__Instruction__:
In the material below, find all lines with the string "this" and copy them.
↓
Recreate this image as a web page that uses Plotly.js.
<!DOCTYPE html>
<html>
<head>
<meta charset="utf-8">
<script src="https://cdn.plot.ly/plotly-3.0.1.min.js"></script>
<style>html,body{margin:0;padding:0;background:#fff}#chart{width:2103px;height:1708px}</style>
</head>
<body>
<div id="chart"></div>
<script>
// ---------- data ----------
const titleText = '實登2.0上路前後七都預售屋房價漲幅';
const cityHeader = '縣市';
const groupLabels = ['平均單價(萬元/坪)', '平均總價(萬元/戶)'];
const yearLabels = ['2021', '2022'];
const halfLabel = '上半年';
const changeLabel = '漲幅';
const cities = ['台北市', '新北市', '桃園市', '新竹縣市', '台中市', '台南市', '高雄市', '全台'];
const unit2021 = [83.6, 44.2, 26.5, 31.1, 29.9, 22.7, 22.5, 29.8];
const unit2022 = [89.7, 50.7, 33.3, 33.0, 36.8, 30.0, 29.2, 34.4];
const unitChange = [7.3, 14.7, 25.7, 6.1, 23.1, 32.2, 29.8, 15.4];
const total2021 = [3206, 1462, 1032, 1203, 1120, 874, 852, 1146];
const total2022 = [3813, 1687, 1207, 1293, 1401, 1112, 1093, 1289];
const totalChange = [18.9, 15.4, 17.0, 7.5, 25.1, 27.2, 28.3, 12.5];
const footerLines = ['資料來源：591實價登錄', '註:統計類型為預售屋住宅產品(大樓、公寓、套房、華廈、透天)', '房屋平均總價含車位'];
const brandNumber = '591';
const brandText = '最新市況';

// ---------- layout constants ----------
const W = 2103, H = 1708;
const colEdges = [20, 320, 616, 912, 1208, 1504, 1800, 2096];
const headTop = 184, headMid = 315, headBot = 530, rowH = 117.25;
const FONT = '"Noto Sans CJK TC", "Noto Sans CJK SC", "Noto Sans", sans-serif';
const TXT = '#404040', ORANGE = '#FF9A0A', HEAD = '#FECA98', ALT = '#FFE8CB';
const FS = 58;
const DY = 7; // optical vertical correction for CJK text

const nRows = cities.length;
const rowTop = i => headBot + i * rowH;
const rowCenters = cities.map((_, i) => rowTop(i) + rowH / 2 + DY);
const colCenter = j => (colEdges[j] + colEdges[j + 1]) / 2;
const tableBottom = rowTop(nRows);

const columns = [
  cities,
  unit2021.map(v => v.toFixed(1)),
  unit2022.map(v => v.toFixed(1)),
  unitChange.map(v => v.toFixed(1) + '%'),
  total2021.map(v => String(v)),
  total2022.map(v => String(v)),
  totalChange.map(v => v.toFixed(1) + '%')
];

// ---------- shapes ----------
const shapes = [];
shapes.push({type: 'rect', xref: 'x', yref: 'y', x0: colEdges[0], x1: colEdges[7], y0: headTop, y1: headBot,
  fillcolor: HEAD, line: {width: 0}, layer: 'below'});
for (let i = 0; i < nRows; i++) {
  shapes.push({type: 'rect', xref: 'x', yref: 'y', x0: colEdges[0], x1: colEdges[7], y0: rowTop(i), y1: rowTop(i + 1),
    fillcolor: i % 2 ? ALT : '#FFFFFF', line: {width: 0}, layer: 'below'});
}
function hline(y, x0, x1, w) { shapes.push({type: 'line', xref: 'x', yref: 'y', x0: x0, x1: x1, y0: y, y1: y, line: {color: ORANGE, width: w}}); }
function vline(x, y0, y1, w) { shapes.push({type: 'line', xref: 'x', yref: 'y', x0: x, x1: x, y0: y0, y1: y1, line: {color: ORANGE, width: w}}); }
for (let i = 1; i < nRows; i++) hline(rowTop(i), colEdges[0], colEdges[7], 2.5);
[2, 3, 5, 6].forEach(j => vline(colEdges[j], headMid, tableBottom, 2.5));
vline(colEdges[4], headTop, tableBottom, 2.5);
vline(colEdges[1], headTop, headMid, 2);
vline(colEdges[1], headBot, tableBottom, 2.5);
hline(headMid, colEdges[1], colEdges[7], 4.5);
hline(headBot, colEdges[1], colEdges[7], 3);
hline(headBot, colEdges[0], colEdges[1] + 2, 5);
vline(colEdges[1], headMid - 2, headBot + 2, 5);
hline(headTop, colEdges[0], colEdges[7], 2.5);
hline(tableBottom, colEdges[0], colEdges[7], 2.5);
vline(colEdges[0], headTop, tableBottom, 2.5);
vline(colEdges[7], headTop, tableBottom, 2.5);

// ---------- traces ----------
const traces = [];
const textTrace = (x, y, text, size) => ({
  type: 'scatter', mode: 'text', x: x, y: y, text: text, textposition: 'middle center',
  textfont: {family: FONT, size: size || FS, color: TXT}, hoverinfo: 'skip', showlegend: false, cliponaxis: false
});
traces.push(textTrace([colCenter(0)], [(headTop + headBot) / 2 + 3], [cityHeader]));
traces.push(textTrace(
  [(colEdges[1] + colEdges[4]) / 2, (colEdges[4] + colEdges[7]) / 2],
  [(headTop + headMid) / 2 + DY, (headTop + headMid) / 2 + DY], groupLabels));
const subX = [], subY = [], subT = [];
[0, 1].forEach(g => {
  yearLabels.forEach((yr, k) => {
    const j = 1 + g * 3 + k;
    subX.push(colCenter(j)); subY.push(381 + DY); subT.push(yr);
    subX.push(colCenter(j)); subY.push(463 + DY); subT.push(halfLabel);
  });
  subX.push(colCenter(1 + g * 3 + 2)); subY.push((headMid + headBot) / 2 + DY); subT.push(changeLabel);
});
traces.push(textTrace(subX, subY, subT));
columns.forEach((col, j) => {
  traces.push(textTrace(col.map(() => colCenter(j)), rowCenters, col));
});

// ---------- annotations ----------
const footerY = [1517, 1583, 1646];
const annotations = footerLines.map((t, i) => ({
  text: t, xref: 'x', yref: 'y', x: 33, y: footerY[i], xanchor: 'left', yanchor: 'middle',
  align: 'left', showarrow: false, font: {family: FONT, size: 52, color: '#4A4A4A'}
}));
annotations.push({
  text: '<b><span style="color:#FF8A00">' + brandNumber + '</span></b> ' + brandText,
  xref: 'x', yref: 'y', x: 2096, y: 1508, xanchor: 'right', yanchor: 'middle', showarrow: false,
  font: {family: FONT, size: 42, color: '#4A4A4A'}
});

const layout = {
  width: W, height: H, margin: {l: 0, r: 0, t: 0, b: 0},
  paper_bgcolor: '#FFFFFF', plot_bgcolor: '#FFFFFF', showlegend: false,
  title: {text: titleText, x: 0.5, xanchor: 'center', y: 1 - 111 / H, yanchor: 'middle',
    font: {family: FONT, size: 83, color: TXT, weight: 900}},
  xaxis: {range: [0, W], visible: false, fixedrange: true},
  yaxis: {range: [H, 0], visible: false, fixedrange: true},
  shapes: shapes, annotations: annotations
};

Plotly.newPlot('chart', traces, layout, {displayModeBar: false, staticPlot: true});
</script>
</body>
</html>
↑
↓
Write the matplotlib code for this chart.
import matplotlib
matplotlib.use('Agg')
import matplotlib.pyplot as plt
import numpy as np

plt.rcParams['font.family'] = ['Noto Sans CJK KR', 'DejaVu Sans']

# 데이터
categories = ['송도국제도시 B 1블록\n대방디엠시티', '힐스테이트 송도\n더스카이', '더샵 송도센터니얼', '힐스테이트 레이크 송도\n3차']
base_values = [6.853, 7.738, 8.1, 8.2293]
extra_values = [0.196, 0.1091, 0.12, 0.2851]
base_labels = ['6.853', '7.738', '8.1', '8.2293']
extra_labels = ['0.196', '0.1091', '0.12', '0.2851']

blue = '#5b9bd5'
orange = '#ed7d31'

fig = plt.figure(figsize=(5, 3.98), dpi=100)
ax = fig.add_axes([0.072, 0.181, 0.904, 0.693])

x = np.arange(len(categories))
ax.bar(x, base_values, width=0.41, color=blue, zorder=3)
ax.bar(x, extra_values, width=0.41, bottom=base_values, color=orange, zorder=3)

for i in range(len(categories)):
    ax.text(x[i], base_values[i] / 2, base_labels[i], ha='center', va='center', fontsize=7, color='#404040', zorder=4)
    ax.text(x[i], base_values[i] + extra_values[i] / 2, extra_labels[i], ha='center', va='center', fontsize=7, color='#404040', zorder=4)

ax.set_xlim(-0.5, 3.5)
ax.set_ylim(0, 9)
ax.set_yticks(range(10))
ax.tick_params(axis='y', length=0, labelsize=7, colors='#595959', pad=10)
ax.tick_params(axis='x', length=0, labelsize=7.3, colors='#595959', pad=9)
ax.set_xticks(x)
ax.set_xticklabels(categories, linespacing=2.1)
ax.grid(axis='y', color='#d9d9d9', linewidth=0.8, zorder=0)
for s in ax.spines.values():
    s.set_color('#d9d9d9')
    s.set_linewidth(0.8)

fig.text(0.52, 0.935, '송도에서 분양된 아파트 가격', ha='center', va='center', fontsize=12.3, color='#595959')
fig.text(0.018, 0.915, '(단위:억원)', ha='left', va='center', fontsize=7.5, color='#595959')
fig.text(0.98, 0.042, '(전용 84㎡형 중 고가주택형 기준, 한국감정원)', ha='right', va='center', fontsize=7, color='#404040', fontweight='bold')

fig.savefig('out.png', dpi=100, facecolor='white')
↑
__Response to the task__:
Recreate this image as a web page that uses Plotly.js.
Write the matplotlib code for this chart.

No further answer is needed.